Scott Nicholson recommends that sellers don’t hold too tightly to their expectations up front. “Don’t anticipate what the buyer pool might have to say about your business,” cautions Scott. “Let them come at you one at a time and make their own opinions. Then decide if you want to try and make a deal with them.”
Pankaj Rajadhyaksha suggests to sellers that they decide what their main priorities are at the beginning of the process. “Do you want to sell quickly or do you want to sell at a premium? In this market, it’s difficult to get both unless you did really well in 2020 and Q1 2021.”
On both sides of the deal, it’s best to remain flexible, and not have your expectations too set in stone. Says Garrett Monroe, “Do not always look for the perfect opportunity. Broaden your scope because there are a ton of awesome businesses out there if you just open your eyes.”
When It Comes to Selling Your Business: Go Out on a High Note
While many owners of pandemic-proof businesses are hanging tight to their current cash cows, now may just be an ideal time to sell, particularly if they’re not too far from retirement or stepping down anyways. With prospective upcoming tax changes, there are plenty of financial incentives to sell sooner than later.
Many business owners also make the mistake of waiting to sell until they’ve reached burnout, and by then, value is going down simply because they can’t keep up momentum.

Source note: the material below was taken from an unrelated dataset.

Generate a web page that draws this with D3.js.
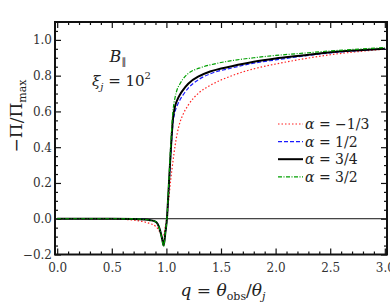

Sam Scharich has seen this happen many times before, and offers a solution. “It seems when sellers finally decide it’s time to sell their business, it’s on the heels or in the midst of a slow year or two. If only they would realize they could get more for the Company if they leave it in the hands of someone new while it’s on top of the mountain and not the start of a down slope! Let us help you with a business valuation. Plan at least 2 years ahead if possible.. You’re going to get the most value by going out on a high note – don’t want until you’re burnt out and the business has begun to deteriorate to try to sell.”
This advice is perhaps now more relevant than ever. “Even though business is starting to pick back up and there is a light at the end of the COVID tunnel,” remarks Garrett Monroe, “right now still remains a fantastic time to sell a business. The SBA financing incentive is still in place and small businesses remain a great investment if you are looking for above average returns.”
Added Calder Managing Partner, Max Friar, “I think there’s a bit of a false sense that we’re all ready to blaze towards new economic highs. I think the challenge is shifting rather rapidly towards high inflation, supply chain chaos and longer lead times, and significant stress on the hiring/recruitment side. I prefer not to be pessimistic but there are quite a few small businesses that are going to struggle with this new set of challenges. More and more, owners who are already burnt out are going to be asking themselves: do I want to be the one to spend years navigating these new roadblocks, or is now the time to pass the reins?”
So how do you decide when is the right time to sell? While we can’t give you the exact magic formula for this, it’s sometime before the urgency to step down sets in. And if you’re looking back at an unprecedented year of revenue despite (or as a result of) the pandemic, and ahead at increasing taxes, it just might be right now.
In fact, selling on a high note doesn’t just help you out, but also your successor and, ultimately, your business. “Sell your business while your eyes are still on the prize instead of after you lose interest in keeping the momentum going,” recommends Rick Purcey. “It seems more often than not, owners leave the business to someone new with some real challenges ahead of it because they checked out years ago!”